Before receiving his M.A. and Ph.D. in Japanese Film and Literature from UCLA,
Baskett worked in various capacities in the Japanese film industry including
distribution, exhibition, and production. He was an assistant director on the
1995 feature film Flirt directed by Hal Hartley (Henry Fool, Amateur)
and on the 1997 feature film The Soong Sisters directed by Mabel Cheung
(An Autumn’s Tale, Beijing Rocks).

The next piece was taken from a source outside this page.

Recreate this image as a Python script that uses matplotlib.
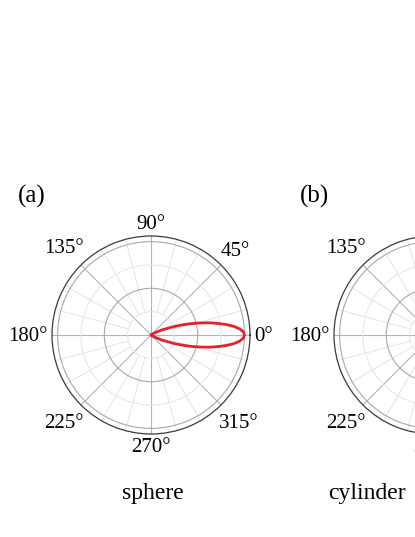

He co-organized an annual
international silent film festival in Osaka Japan and the “Hong Kong Film
Festival ‘95” which was co-sponsored by the Hong Kong Government.
Baskett was a Fulbright fellow at Waseda University (Tokyo) and has taught Japanese
and Asian film courses at UCLA and the University of Oregon.
Baskett’s recent publications include the book The Attractive Empire—Transnational Film Culture in Imperial Japan published by the University of Hawaii Press and a chapter on the cinematic representations of the Japanese emperor in American film published in Japanese in an anthology by Iwamoto Kenji (ed.), Eiga no naka no tenno (Tokyo: Shinwasha, 2007). Baskett is Film/DVD Editor for The Moving Image and his work has appeared in China Information, The Historical Journal of Film, Radio and Television, Diasporas, Japanese Studies and The Quarterly Review of Film and Video. His book chapter on the role of Imperial Japan in Axis film culture will appear in The Culture of Japanese Fascism edited by Alan Tansman (forthcoming from Duke University Press).
Baskett is now working on his next book projects which extend his interest in the historical roots of transnational cultural flows in Asia. The next book will examine the politics of Transnational film exchange in Cold War Asia – particularly among the Japanese, South Korean, and Hong Kong film industries. Following that, the next project will study the roots of transnational film exchange, cosmopolitanism, and diaspora in the Japanese and Asian/American film communities in 1920s Hollywood.